About a year ago, I left sunny California and 12 hours later landed in the Big Smoke with two pieces of luggage and a spirit full of hope for what was to come next.
Looking back, I must have been a little crazy. I knew not one person amongst the 5 million inhabitants, I didn’t have a place to live, and I had almost no money, having spent it all during the previous 7 months whilst I was loving life in Rio de Janeiro.
I stayed at a hostel next to the British Museum…cramming myself and everything I owned into a tiny space for two weeks.
Every night I had the urge to cry, but not the luxury to be able to do so.
In my short 20 odd years of life: I’ve lived in 9 homes, in 5 countries, in 3 different continents and one of the things I can say that I’ve learned from having moved back and forth around the world about a dozen is times, is that it never gets easier. It never becomes one of those things that practice makes less painful.

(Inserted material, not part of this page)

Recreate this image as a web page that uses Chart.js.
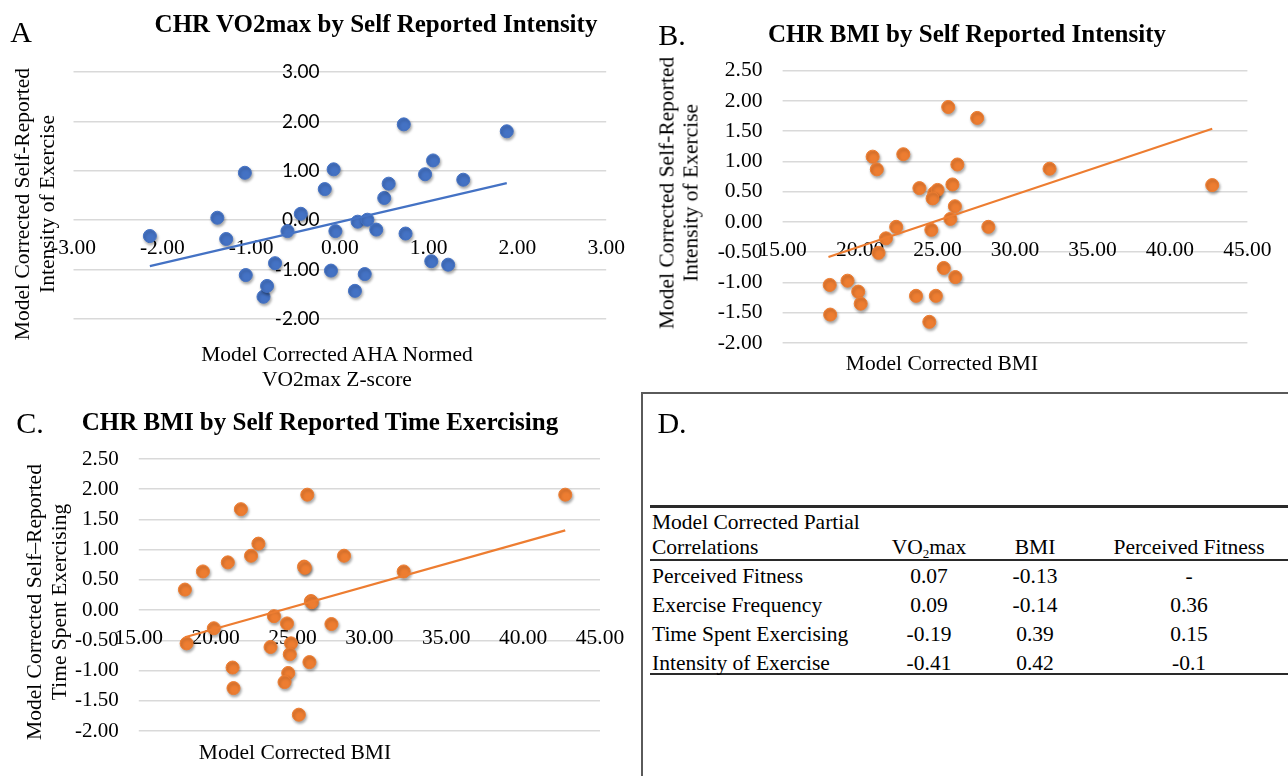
<!DOCTYPE html>
<html>
<head>
<meta charset="utf-8">
<script src="https://cdn.jsdelivr.net/npm/chart.js@4.4.0/dist/chart.umd.min.js"></script>
<style>
  body { margin:0; width:1288px; height:776px; background:#fff; position:relative; overflow:hidden;
         font-family:"Liberation Serif","Times New Roman",serif; color:#000; }
  canvas { position:absolute; }
  .abs { position:absolute; white-space:nowrap; }
  .letter { font-size:30px; transform:translate(-50%,-50%); }
  .ttl { font-size:25px; font-weight:bold; transform:translate(-50%,-50%); }
  .ax { font-size:21.5px; text-align:center; transform:translate(-50%,-50%); }
  .axr { font-size:21.5px; text-align:center; transform:translate(-50%,-50%) rotate(-90deg); }
  .tb { font-size:21.5px; line-height:24px; }
  .rule { position:absolute; background:#2a2a2a; }
</style>
</head>
<body>

<canvas id="chartA" width="640" height="390" style="left:0;top:0;width:640px;height:390px"></canvas>
<canvas id="chartB" width="648" height="390" style="left:640px;top:0;width:648px;height:390px"></canvas>
<canvas id="chartC" width="640" height="386" style="left:0;top:390px;width:640px;height:386px"></canvas>

<!-- panel A text -->
<div class="abs letter" style="left:21px;top:32px">A</div>
<div class="abs ttl" style="left:376px;top:24px">CHR VO2max by Self Reported Intensity</div>
<div class="abs axr" style="left:34px;top:204px;line-height:24.5px">Model Corrected Self-Reported<br>Intensity of Exercise</div>
<div class="abs ax" style="left:337px;top:367px;line-height:25px">Model Corrected AHA Normed<br>VO2max Z-score</div>

<!-- panel B text -->
<div class="abs letter" style="left:672px;top:35px">B.</div>
<div class="abs ttl" style="left:967px;top:34px">CHR BMI by Self Reported Intensity</div>
<div class="abs axr" style="left:679px;top:193px;line-height:23.5px">Model Corrected Self-Reported<br>Intensity of Exercise</div>
<div class="abs ax" style="left:942px;top:363px">Model Corrected BMI</div>

<!-- panel C text -->
<div class="abs letter" style="left:30px;top:423px">C.</div>
<div class="abs ttl" style="left:320px;top:422px">CHR BMI by Self Reported Time Exercising</div>
<div class="abs axr" style="left:46px;top:602px;line-height:24.5px">Model Corrected Self–Reported<br>Time Spent Exercising</div>
<div class="abs ax" style="left:295px;top:752px">Model Corrected BMI</div>

<!-- panel D -->
<div class="abs" style="left:641px;top:392px;width:660px;height:400px;border:2px solid #5a5a5a;box-sizing:border-box"></div>
<div class="abs letter" style="left:672px;top:423px">D.</div>
<div id="tableD"></div>

<script>
// panel A: VO2max z-score vs self-reported intensity
const aX = [-2.14, -1.38, -1.28, -1.07, -1.06, -0.86, -0.82, -0.73, -0.59, -0.44, -0.17, -0.07, -0.10, -0.05, 0.17,
            0.20, 0.28, 0.31, 0.41, 0.50, 0.55, 0.72, 0.74, 0.96, 1.05, 1.03, 1.22, 1.39, 1.88];
const aY = [-0.32, 0.05, -0.38, 0.96, -1.11, -1.55, -1.33, -0.87, -0.22, 0.13, 0.63, 1.03, -1.02, -0.22, -1.43,
            -0.03, -1.09, 0.01, -0.19, 0.45, 0.74, 1.94, -0.27, 0.93, 1.21, -0.83, -0.90, 0.82, 1.80];
const aTrendX = [-2.14, 1.88];
const aTrendY = [-0.93, 0.75];

// panel B: BMI vs self-reported intensity
const bX = [25.69, 27.56, 20.81, 21.08, 22.79, 26.28, 32.23, 42.73, 23.83, 24.79, 25.00, 24.68, 25.96, 26.12, 25.83,
            22.33, 24.60, 28.28, 21.67, 21.19, 25.40, 26.15, 18.04, 19.19, 19.88, 20.04, 23.61, 24.89, 18.07, 24.47];
const bY = [1.90, 1.72, 1.08, 0.87, 1.12, 0.95, 0.88, 0.61, 0.56, 0.48, 0.53, 0.39, 0.62, 0.26, 0.05,
            -0.08, -0.13, -0.08, -0.27, -0.51, -0.76, -0.91, -1.04, -0.97, -1.15, -1.35, -1.22, -1.22, -1.53, -1.65];
const bTrendX = [17.96, 42.73];
const bTrendY = [-0.58, 1.54];

// panel C: BMI vs self-reported time exercising
const cX = [25.96, 42.74, 21.64, 22.78, 22.30, 20.79, 28.35, 19.17, 25.75, 25.80, 32.23, 18.00, 26.20, 26.25,
            23.79, 24.64, 27.53, 19.88, 18.11, 23.57, 24.90, 24.82, 26.10, 21.10, 24.72, 24.48, 21.16, 25.41];
const cY = [1.91, 1.91, 1.67, 1.10, 0.90, 0.79, 0.90, 0.64, 0.72, 0.70, 0.64, 0.34, 0.15, 0.13,
            -0.10, -0.22, -0.23, -0.30, -0.55, -0.61, -0.55, -0.73, -0.86, -0.95, -1.04, -1.19, -1.29, -1.73];
const cTrendX = [18.00, 42.74];
const cTrendY = [-0.45, 1.32];

// panel D table
const rowLabels = ["Perceived Fitness", "Exercise Frequency", "Time Spent Exercising", "Intensity of Exercise"];
const colVO2 = ["0.07", "0.09", "-0.19", "-0.41"];
const colBMI = ["-0.13", "-0.14", "0.39", "0.42"];
const colFit = ["-", "0.36", "0.15", "-0.1"];

const BLUE = '#4472C4';
const ORANGE = '#ED7D31';
const SERIF = "'Liberation Serif', 'Times New Roman', serif";
const SANS = "Lato, 'Liberation Sans', sans-serif";

function pts(xs, ys) {
  return xs.map((x, i) => ({x: x, y: ys[i]}));
}

// soft drop shadow under the markers, like the Excel original
const markerShadow = {
  id: 'markerShadow',
  beforeDatasetDraw(chart, args) {
    if (args.index !== 1) return;
    const ctx = chart.ctx;
    ctx.save();
    ctx.shadowColor = 'rgba(0,0,0,0.35)';
    ctx.shadowBlur = 3;
    ctx.shadowOffsetX = 1;
    ctx.shadowOffsetY = 2;
  },
  afterDatasetDraw(chart, args) {
    if (args.index !== 1) return;
    chart.ctx.restore();
  }
};

// xr = [min, max, step, where y labels sit]; the label spot is a bit left of the crossing
// because tick padding is ignored for axes placed inside the chart area
function scatterChart(id, xs, ys, tx, ty, color, xr, yr, pad, yFont) {
  new Chart(id, {
    type: 'scatter',
    data: {
      datasets: [
        {data: pts(tx, ty), showLine: true, borderColor: color, borderWidth: 2.2, pointRadius: 0, fill: false},
        {data: pts(xs, ys), backgroundColor: color, borderColor: color, borderWidth: 1, pointRadius: 6.5}
      ]
    },
    options: {
      responsive: false,
      animation: false,
      layout: {padding: pad},
      plugins: {legend: {display: false}, tooltip: {enabled: false}},
      scales: {
        x: {
          type: 'linear', min: xr[0], max: xr[1], position: {y: 0},
          grid: {display: false, drawTicks: false},
          border: {display: false},
          ticks: {stepSize: xr[2], padding: 15, color: '#000', font: {family: SERIF, size: 21.5}, maxRotation: 0,
                  callback: v => v.toFixed(2)}
        },
        y: {
          type: 'linear', min: yr[0], max: yr[1], position: {x: xr[3]},
          grid: {color: '#d9d9d9', lineWidth: 1.5, drawTicks: false},
          border: {display: false},
          ticks: {stepSize: yr[2], padding: 20, color: '#000', font: yFont,
                  callback: v => v.toFixed(2)}
        }
      }
    },
    plugins: [markerShadow]
  });
}

scatterChart('chartA', aX, aY, aTrendX, aTrendY, BLUE, [-3, 3, 1, -0.23], [-2, 3, 1],
             {left: 73.5, right: 32, top: 72, bottom: 71}, {family: SANS, size: 19});
scatterChart('chartB', bX, bY, bTrendX, bTrendY, ORANGE, [15, 45, 5, 13.7], [-2, 2.5, 0.5],
             {left: 142.6, right: 40.6, top: 70.7, bottom: 47}, {family: SERIF, size: 21.5});
scatterChart('chartC', cX, cY, cTrendX, cTrendY, ORANGE, [15, 45, 5, 13.7], [-2, 2.5, 0.5],
             {left: 138.8, right: 40, top: 69, bottom: 45}, {family: SERIF, size: 21});

// table D
const tbl = document.getElementById('tableD');
function txt(s, x, baseline, align) {
  const d = document.createElement('div');
  d.className = 'abs tb';
  d.innerHTML = s;
  d.style.top = (baseline - 18.4) + 'px';
  d.style.left = x + 'px';
  if (align === 'center') d.style.transform = 'translateX(-50%)';
  tbl.appendChild(d);
}
function rule(y, h) {
  const r = document.createElement('div');
  r.className = 'rule';
  r.style.left = '650px';
  r.style.width = '640px';
  r.style.top = y + 'px';
  r.style.height = h + 'px';
  tbl.appendChild(r);
}
const colX = [929, 1035, 1189];
rule(505, 2.5);
rule(558.5, 2);
rule(672.5, 2.5);
txt("Model Corrected Partial", 652, 528);
txt("Correlations", 652, 553);
txt("VO<sub style='font-size:13px;vertical-align:-4px;line-height:0'>2</sub>max", colX[0], 553, 'center');
txt("BMI", colX[1], 553, 'center');
txt("Perceived Fitness", colX[2], 553, 'center');
rowLabels.forEach((lab, i) => {
  const base = 582.5 + 29 * i;
  txt(lab, 652, base);
  txt(colVO2[i], colX[0], base, 'center');
  txt(colBMI[i], colX[1], base, 'center');
  txt(colFit[i], colX[2], base, 'center');
});
</script>
</body>
</html>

There’s a reason why people refer to it as being “uprooted,” because any and all roots that have been formed in that specific place feel like they’re being yanked out forcefully only to be planted again in foreign soil…away from the familiar nutrients that had been supplying it with life.
Moving to London, was one of the toughest moves and also one of the most rewarding ones. Within 12 hours of my arrival, I was at uni sorting out the details of master’s course that would be the focal point of my life for the next 12 months. I met many people whose name I couldn’t remember at first and who I couldn’t forget now even if I tried.
I would go to my hostel home each day, exhausted… but fueled by the fact that I wasn’t dreaming, but living in a dream I had conjured up whilst still in Rio.
I had been dreading leaving a country that I had fallen passionately in love with and knew, like I had known in Paris less than 2 years before, that this adventure abroad wouldn’t be my last.
My course ended about a month ago, with the swiftness that it began.
But my adventure in London continues…at least for now.